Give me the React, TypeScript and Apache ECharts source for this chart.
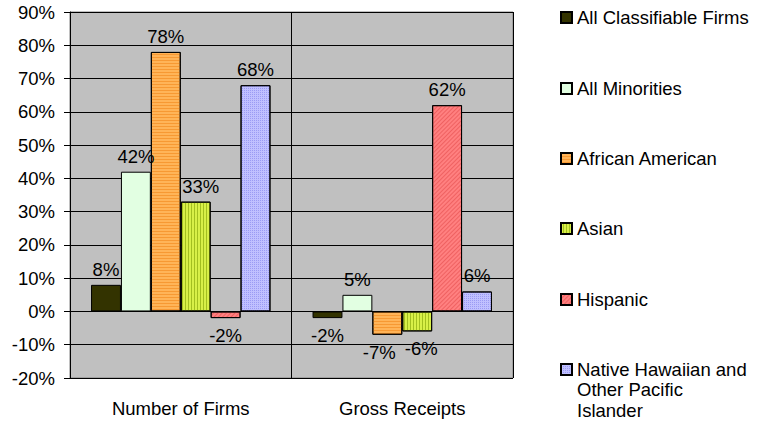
import React, { useEffect, useRef } from "react";
import * as echarts from "echarts";

const categories = ["Number of Firms", "Gross Receipts"];
const seriesNames = [
  "All Classifiable Firms",
  "All Minorities",
  "African American",
  "Asian",
  "Hispanic",
  "Native Hawaiian and Other Pacific Islander",
];
const allClassifiable = [8, -2];
const allMinorities = [42, 5];
const africanAmerican = [78, -7];
const asian = [33, -6];
const hispanic = [-2, 62];
const nativeHawaiian = [68, 6];
const seriesValues = [allClassifiable, allMinorities, africanAmerican, asian, hispanic, nativeHawaiian];
const seriesColors = ["#333300", "#E2FFE2", "#FFB458", "#D8F048", "#FF8080", "#C0C0FF"];
const legendCenters = [14, 85, 155, 225, 296, 366];

const FONT = "'Liberation Sans', Arial, sans-serif";
const FS = 18.5;

const decals: any[] = [
  undefined,
  undefined,
  { symbol: "rect", symbolSize: 1, color: "rgba(240,130,20,0.55)", dashArrayX: [1, 0], dashArrayY: [1, 2], rotation: 0 },
  { symbol: "rect", symbolSize: 1, color: "rgba(120,150,0,0.55)", dashArrayX: [1, 0], dashArrayY: [1, 2], rotation: Math.PI / 2 },
  { symbol: "rect", symbolSize: 1, color: "rgba(220,60,60,0.45)", dashArrayX: [1, 0], dashArrayY: [1, 2], rotation: -Math.PI / 4 },
  { symbol: "rect", symbolSize: 1, color: "rgba(110,110,230,0.45)", dashArrayX: [1, 1], dashArrayY: [1, 1], rotation: 0 },
];

// small horizontal nudges so neighbouring labels do not collide (series index, category index)
function labelNudge(si: number, ci: number): number {
  if (si === 2 && ci === 1) return -8;
  if (si === 3 && ci === 1) return 4;
  if (si === 3 && ci === 0) return 5;
  return 0;
}

export default function App() {
  const ref = useRef<HTMLDivElement>(null);
  useEffect(() => {
    if (!ref.current) return;
    const chart = echarts.init(ref.current, null, { renderer: "svg" });
    const option: any = {
      animation: false,
      backgroundColor: "#ffffff",
      textStyle: { fontFamily: FONT },
      grid: {
        left: 70,
        right: 252,
        top: 12,
        bottom: 43,
        show: true,
        backgroundColor: "#C0C0C0",
        borderColor: "#808080",
        borderWidth: 1,
      },
      xAxis: {
        type: "category",
        data: categories,
        axisLine: { show: false, onZero: false },
        axisTick: { show: false },
        axisLabel: { margin: 21, fontSize: FS, color: "#000", fontFamily: FONT },
        splitLine: { show: true, lineStyle: { color: "#000", width: 1 } },
      },
      yAxis: {
        type: "value",
        min: -20,
        max: 90,
        interval: 10,
        axisLine: { show: true, lineStyle: { color: "#000" } },
        axisTick: { show: true, length: 6, lineStyle: { color: "#000" } },
        axisLabel: { formatter: "{value}%", fontSize: FS, color: "#000", margin: 15, fontFamily: FONT },
        splitLine: { show: true, lineStyle: { color: "#000", width: 1 } },
      },
      legend: seriesNames.map((n, i) => ({
        data: [n],
        orient: "vertical",
        left: 560,
        top: legendCenters[i] - 6,
        itemWidth: 11,
        itemHeight: 11,
        icon: "rect",
        itemGap: 5,
        padding: 0,
        selectedMode: false,
        formatter: i === 5 ? () => "Native Hawaiian and" : undefined,
        textStyle: { fontSize: FS, color: "#000", fontFamily: FONT },
      })),
      graphic: [
        {
          type: "text",
          left: 577,
          top: 379,
          style: {
            text: "Other Pacific\nIslander",
            fontSize: FS,
            lineHeight: 21,
            fill: "#000",
            fontFamily: FONT,
          },
        },
      ],
      series: seriesNames.map((n, i) => ({
        name: n,
        type: "bar",
        data: seriesValues[i].map((v, ci) => ({
          value: v,
          label: {
            position: v >= 0 ? "top" : "bottom",
            distance: v >= 0 ? 6 : 8,
            offset: [labelNudge(i, ci), 0],
          },
        })),
        barGap: "0%",
        barCategoryGap: "19%",
        itemStyle: { color: seriesColors[i], borderColor: "#000", borderWidth: 1, decal: decals[i] },
        label: {
          show: true,
          formatter: "{c}%",
          fontSize: FS,
          color: "#000",
          fontFamily: FONT,
        },
      })),
    };
    chart.setOption(option);
    return () => chart.dispose();
  }, []);
  return <div ref={ref} style={{ width: 765, height: 421, position: "absolute", left: 0, top: 0 }} />;
}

Aim – Restate each line from the start of the listing through the line bearing "import * as" word for word. Drop the pictures.

Written answer –
Give me the React, TypeScript and Apache ECharts source for this chart.
import React, { useEffect, useRef } from "react";
import * as echarts from "echarts";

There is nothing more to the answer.